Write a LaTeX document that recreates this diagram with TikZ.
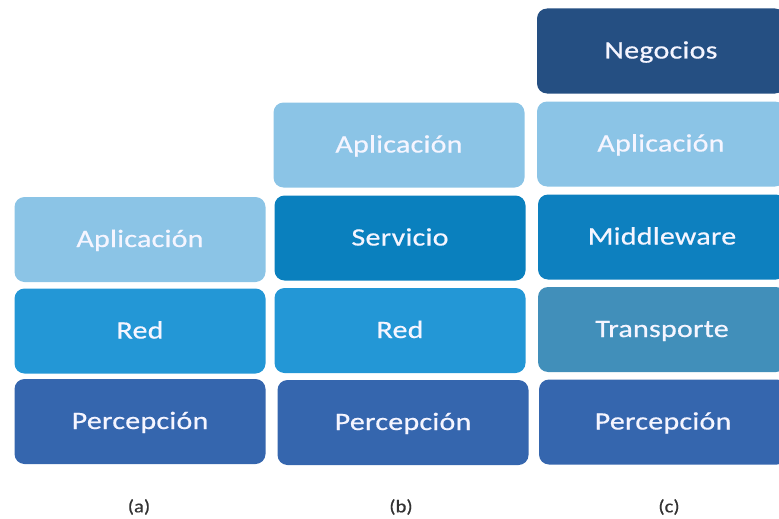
\documentclass[tikz,border=0pt]{standalone}
\usepackage{fontspec}
\setmainfont[FakeStretch=1.2,FakeBold=0.6,LetterSpace=1]{Carlito}
\newfontfamily\capfont[FakeStretch=1.15,FakeBold=0.5]{Carlito}
\definecolor{cApp}{HTML}{8BC4E6}
\definecolor{cRed}{HTML}{2397D6}
\definecolor{cPer}{HTML}{3566AE}
\definecolor{cSer}{HTML}{0A80BE}
\definecolor{cNeg}{HTML}{254F82}
\definecolor{cMid}{HTML}{0D80BF}
\definecolor{cTra}{HTML}{418FBA}
\definecolor{cLab}{HTML}{333333}
\begin{document}
\begin{tikzpicture}[x=1pt,y=-1pt,
  layer/.style={rectangle, rounded corners=10pt, minimum width=251pt, minimum height=85pt,
    inner sep=0pt, text=white!96!blue, text height=20pt, text depth=5pt,
    font=\fontsize{25}{30}\selectfont, anchor=center},
  caption/.style={text=cLab, font=\capfont\fontsize{18}{21}\selectfont, anchor=center}]
\useasboundingbox (0,0) rectangle (779,519);
% column (a)
\node[layer, fill=cApp] (aApp) at (140,239.5) {Aplicación};
\node[layer, fill=cRed] (aRed) at (140,331) {Red};
\node[layer, fill=cPer] (aPer) at (140,421.5) {Percepción};
% column (b)
\node[layer, fill=cApp] (bApp) at (399,145) {Aplicación};
\node[layer, fill=cSer] (bSer) at (400,238) {Servicio};
\node[layer, fill=cRed] (bRed) at (400,330.5) {Red};
\node[layer, fill=cPer] (bPer) at (403,422.5) {Percepción};
% column (c)
\node[layer, fill=cNeg, minimum width=248pt] (cNeg) at (661,51) {Negocios};
\node[layer, fill=cApp, minimum width=248pt] (cApp) at (661,144) {Aplicación};
\node[layer, fill=cMid, minimum width=248pt] (cMid) at (662,237) {Middleware};
\node[layer, fill=cTra, minimum width=248pt] (cTra) at (662,329.5) {Transporte};
\node[layer, fill=cPer, minimum width=248pt] (cPer) at (663,422) {Percepción};
% captions
\node[caption] (la) at (139,507) {(a)};
\node[caption] (lb) at (401,507) {(b)};
\node[caption] (lc) at (669,507) {(c)};
\end{tikzpicture}
\end{document}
**********
> EXERCISE AIM
Without the pictures, output the full listing exactly as it stands.

> THE RESULT
Write a LaTeX document that recreates this diagram with TikZ.
\documentclass[tikz,border=0pt]{standalone}
\usepackage{fontspec}
\setmainfont[FakeStretch=1.2,FakeBold=0.6,LetterSpace=1]{Carlito}
\newfontfamily\capfont[FakeStretch=1.15,FakeBold=0.5]{Carlito}
\definecolor{cApp}{HTML}{8BC4E6}
\definecolor{cRed}{HTML}{2397D6}
\definecolor{cPer}{HTML}{3566AE}
\definecolor{cSer}{HTML}{0A80BE}
\definecolor{cNeg}{HTML}{254F82}
\definecolor{cMid}{HTML}{0D80BF}
\definecolor{cTra}{HTML}{418FBA}
\definecolor{cLab}{HTML}{333333}
\begin{document}
\begin{tikzpicture}[x=1pt,y=-1pt,
  layer/.style={rectangle, rounded corners=10pt, minimum width=251pt, minimum height=85pt,
    inner sep=0pt, text=white!96!blue, text height=20pt, text depth=5pt,
    font=\fontsize{25}{30}\selectfont, anchor=center},
  caption/.style={text=cLab, font=\capfont\fontsize{18}{21}\selectfont, anchor=center}]
\useasboundingbox (0,0) rectangle (779,519);
% column (a)
\node[layer, fill=cApp] (aApp) at (140,239.5) {Aplicación};
\node[layer, fill=cRed] (aRed) at (140,331) {Red};
\node[layer, fill=cPer] (aPer) at (140,421.5) {Percepción};
% column (b)
\node[layer, fill=cApp] (bApp) at (399,145) {Aplicación};
\node[layer, fill=cSer] (bSer) at (400,238) {Servicio};
\node[layer, fill=cRed] (bRed) at (400,330.5) {Red};
\node[layer, fill=cPer] (bPer) at (403,422.5) {Percepción};
% column (c)
\node[layer, fill=cNeg, minimum width=248pt] (cNeg) at (661,51) {Negocios};
\node[layer, fill=cApp, minimum width=248pt] (cApp) at (661,144) {Aplicación};
\node[layer, fill=cMid, minimum width=248pt] (cMid) at (662,237) {Middleware};
\node[layer, fill=cTra, minimum width=248pt] (cTra) at (662,329.5) {Transporte};
\node[layer, fill=cPer, minimum width=248pt] (cPer) at (663,422) {Percepción};
% captions
\node[caption] (la) at (139,507) {(a)};
\node[caption] (lb) at (401,507) {(b)};
\node[caption] (lc) at (669,507) {(c)};
\end{tikzpicture}
\end{document}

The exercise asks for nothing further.